* Objective
Read the listing below and copy out every line that holds "this".

Items listed in a dataset:
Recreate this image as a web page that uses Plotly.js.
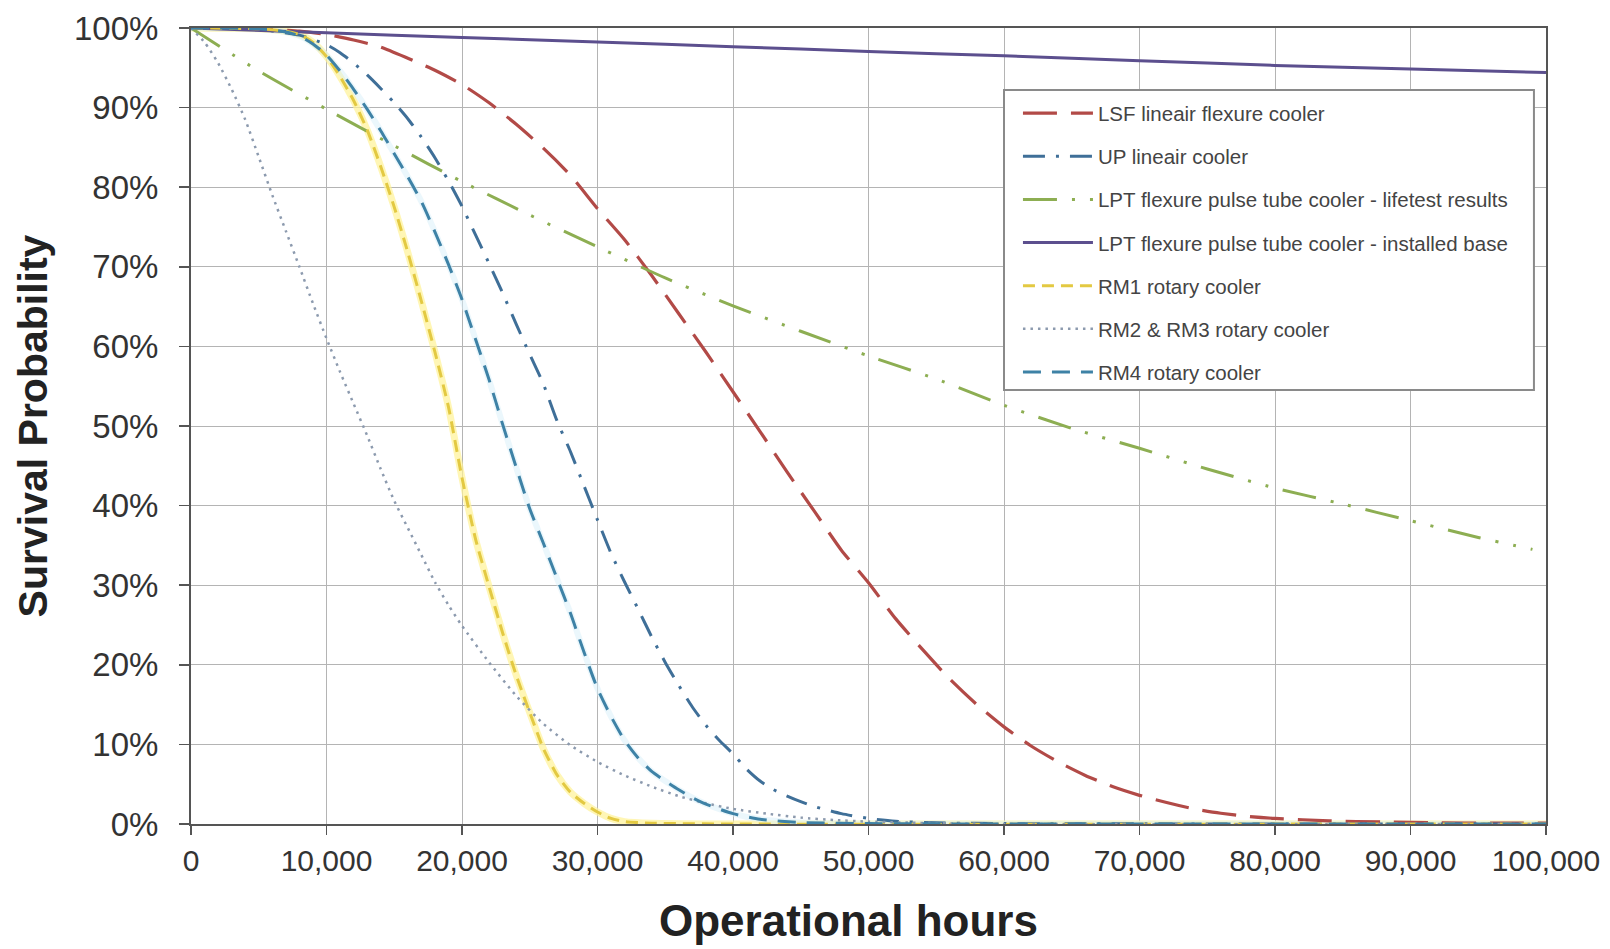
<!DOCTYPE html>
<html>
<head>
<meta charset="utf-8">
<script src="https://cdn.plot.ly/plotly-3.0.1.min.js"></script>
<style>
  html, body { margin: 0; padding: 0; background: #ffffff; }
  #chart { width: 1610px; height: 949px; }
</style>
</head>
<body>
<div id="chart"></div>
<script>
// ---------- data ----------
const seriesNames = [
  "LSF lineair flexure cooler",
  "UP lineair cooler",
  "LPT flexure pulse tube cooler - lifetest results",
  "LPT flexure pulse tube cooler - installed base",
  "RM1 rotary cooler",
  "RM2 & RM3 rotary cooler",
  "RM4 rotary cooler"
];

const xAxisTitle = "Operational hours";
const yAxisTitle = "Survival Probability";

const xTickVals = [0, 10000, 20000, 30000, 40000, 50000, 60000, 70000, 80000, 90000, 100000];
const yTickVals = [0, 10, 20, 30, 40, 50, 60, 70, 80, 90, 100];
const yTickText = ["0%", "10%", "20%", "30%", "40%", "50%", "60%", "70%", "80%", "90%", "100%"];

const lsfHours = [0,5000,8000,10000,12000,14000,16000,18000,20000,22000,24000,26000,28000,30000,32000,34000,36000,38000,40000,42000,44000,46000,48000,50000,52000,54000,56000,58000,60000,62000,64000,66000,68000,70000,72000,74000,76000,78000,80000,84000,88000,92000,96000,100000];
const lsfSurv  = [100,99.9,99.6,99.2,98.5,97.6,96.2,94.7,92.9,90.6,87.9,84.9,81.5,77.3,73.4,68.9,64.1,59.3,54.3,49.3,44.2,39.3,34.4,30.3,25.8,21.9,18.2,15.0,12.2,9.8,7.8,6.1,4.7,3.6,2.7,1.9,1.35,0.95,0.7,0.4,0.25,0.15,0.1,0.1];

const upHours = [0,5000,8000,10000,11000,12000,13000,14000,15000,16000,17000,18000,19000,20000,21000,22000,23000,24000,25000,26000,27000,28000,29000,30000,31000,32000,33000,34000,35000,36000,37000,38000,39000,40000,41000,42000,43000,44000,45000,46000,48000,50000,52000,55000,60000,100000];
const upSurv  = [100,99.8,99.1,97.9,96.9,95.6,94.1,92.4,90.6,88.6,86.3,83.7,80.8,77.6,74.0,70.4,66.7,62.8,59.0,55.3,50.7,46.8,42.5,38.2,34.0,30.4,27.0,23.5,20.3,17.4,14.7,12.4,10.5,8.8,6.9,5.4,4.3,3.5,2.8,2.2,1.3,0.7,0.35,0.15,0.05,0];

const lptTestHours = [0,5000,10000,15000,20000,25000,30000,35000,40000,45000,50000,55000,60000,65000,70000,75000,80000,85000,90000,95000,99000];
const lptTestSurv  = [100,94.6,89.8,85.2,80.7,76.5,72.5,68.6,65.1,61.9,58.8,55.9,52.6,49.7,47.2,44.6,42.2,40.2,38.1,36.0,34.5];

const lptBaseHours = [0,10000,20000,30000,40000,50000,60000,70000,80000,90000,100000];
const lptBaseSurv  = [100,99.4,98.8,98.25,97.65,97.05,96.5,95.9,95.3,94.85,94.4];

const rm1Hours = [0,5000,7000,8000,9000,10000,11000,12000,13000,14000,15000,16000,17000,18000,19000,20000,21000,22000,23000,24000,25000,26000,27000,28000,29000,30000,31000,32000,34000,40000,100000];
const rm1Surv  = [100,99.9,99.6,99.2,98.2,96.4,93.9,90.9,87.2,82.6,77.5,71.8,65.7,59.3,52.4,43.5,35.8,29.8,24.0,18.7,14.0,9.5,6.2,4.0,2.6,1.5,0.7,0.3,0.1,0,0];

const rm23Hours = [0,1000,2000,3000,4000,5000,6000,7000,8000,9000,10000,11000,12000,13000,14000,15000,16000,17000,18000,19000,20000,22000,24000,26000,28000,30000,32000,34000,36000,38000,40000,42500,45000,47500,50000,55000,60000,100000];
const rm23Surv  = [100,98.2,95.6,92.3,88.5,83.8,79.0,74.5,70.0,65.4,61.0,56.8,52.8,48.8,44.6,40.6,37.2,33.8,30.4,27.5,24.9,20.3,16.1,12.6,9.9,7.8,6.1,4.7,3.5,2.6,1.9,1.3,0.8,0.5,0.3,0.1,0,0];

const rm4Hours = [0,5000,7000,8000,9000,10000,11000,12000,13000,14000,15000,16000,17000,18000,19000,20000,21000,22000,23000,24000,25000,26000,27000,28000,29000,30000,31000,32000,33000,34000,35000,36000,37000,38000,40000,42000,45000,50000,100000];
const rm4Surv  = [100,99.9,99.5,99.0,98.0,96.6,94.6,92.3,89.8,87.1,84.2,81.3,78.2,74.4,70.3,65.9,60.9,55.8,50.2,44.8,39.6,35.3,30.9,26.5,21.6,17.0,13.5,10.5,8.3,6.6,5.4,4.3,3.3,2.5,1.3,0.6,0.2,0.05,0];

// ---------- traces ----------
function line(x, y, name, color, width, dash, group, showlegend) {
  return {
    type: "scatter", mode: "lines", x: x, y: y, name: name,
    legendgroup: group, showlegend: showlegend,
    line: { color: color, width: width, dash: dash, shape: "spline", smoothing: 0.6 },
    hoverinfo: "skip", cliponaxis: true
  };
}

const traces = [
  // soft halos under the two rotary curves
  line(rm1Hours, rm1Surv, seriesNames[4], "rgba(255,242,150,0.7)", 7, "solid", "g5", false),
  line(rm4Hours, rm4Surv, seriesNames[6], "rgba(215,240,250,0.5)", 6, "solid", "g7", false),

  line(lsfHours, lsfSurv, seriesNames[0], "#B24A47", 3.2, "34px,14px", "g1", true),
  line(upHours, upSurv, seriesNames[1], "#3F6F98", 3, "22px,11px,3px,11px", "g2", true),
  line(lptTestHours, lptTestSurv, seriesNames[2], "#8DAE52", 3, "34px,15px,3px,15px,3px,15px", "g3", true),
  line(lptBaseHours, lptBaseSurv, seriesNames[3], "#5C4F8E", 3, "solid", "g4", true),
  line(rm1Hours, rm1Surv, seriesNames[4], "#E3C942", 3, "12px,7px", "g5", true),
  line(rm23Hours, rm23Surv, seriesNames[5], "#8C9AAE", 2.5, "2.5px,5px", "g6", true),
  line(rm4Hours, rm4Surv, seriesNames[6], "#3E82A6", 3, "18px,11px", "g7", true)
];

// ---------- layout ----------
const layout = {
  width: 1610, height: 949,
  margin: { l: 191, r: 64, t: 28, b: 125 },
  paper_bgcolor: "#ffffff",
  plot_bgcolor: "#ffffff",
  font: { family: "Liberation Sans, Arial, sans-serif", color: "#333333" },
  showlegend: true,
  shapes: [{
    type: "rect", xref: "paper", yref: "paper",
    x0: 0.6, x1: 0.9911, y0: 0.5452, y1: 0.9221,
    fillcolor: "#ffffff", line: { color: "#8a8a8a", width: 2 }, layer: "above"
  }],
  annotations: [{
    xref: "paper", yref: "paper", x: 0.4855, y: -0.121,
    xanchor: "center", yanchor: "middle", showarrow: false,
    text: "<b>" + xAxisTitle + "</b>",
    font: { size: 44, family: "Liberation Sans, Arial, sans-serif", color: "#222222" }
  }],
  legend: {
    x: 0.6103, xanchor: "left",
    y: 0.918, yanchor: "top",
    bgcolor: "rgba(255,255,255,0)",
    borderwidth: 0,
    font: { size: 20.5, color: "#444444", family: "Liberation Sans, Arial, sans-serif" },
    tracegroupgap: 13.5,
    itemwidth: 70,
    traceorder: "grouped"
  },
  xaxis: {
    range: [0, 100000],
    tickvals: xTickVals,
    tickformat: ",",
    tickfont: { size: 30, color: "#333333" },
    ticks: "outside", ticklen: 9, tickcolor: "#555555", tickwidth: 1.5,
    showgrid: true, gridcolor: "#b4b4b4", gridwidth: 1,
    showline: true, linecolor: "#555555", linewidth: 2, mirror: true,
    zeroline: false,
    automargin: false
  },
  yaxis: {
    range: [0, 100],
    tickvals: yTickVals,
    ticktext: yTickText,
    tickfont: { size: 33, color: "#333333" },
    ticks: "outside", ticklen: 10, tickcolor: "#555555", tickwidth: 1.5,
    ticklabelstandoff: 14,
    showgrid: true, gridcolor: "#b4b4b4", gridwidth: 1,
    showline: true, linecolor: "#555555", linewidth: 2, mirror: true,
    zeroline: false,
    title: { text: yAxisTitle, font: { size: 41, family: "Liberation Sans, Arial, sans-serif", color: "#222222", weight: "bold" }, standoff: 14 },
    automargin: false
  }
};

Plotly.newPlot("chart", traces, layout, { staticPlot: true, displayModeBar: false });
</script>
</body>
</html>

--

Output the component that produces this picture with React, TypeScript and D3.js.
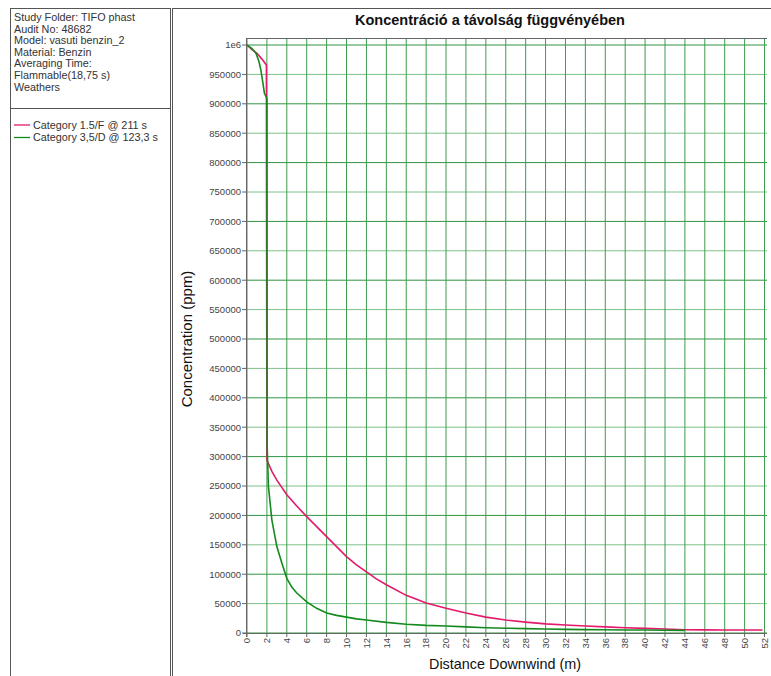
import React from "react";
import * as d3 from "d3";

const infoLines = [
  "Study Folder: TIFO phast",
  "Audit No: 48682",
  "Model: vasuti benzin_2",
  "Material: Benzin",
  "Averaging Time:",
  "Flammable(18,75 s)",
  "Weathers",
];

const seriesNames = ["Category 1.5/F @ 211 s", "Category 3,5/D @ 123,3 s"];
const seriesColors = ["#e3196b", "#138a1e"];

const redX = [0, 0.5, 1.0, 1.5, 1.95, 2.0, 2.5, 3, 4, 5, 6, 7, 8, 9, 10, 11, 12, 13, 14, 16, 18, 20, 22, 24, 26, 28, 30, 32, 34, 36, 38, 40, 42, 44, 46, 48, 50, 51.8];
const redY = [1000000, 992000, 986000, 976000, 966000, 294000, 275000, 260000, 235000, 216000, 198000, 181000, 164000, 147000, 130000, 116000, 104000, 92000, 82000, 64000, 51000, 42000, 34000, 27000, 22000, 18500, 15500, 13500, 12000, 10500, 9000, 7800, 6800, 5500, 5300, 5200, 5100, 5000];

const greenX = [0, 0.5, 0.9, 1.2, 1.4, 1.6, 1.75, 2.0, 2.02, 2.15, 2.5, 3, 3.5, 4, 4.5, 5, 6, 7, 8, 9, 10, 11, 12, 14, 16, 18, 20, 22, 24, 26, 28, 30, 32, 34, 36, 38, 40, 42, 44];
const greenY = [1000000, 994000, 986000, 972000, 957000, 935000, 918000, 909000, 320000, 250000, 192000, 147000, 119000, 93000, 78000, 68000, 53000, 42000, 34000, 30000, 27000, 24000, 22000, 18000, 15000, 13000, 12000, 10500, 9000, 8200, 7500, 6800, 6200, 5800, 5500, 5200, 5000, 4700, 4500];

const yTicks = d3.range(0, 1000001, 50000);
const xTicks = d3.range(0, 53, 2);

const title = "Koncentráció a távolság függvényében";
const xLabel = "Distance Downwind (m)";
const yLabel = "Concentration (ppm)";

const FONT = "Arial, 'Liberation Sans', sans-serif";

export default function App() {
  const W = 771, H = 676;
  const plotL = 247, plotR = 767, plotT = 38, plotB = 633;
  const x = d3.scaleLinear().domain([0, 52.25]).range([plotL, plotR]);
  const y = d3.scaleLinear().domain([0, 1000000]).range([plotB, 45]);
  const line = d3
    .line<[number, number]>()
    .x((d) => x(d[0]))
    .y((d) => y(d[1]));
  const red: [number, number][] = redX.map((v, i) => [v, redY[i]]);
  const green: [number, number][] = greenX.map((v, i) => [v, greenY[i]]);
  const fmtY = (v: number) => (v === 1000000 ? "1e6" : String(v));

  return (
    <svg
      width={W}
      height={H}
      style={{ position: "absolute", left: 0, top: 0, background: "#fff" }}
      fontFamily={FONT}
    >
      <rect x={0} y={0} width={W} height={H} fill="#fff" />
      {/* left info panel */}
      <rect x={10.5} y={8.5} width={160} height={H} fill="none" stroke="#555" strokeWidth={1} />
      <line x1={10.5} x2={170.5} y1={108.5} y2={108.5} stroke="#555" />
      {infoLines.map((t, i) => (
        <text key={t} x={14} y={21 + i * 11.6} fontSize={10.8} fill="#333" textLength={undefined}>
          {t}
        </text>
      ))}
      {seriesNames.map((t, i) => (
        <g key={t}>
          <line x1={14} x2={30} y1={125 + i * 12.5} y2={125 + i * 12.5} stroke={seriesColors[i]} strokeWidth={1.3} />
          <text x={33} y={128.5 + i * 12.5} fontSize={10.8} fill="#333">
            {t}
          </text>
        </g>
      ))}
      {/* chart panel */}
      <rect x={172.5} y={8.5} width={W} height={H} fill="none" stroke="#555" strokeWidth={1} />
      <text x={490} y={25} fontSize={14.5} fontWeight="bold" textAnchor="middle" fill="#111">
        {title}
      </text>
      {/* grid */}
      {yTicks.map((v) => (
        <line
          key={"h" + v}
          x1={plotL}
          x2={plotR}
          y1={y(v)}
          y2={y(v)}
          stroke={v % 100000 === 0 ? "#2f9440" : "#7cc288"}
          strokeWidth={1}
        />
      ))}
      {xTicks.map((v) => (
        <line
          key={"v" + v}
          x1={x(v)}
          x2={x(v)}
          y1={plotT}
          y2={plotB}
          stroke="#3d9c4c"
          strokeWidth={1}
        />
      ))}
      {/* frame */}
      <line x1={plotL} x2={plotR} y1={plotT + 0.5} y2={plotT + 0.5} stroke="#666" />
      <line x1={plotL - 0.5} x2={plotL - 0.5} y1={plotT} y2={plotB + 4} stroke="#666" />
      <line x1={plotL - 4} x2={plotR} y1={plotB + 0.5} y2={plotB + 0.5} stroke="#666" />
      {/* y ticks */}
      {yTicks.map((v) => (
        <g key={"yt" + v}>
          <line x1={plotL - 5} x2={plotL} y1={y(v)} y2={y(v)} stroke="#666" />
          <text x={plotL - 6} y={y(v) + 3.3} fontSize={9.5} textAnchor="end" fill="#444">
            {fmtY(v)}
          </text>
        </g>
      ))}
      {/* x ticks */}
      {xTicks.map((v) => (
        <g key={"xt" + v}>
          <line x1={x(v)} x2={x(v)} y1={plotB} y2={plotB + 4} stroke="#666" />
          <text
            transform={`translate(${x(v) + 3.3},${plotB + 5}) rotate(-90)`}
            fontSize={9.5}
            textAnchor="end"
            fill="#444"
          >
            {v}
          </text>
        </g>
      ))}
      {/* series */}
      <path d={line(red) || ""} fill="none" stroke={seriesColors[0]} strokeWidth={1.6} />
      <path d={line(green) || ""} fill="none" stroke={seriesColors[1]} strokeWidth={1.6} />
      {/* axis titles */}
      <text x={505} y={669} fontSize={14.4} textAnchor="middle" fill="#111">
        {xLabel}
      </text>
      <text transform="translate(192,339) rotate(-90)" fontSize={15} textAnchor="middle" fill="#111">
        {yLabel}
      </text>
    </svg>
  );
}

* Exercise output
Recreate this image as a web page that uses Plotly.js.
Output the component that produces this picture with React, TypeScript and D3.js.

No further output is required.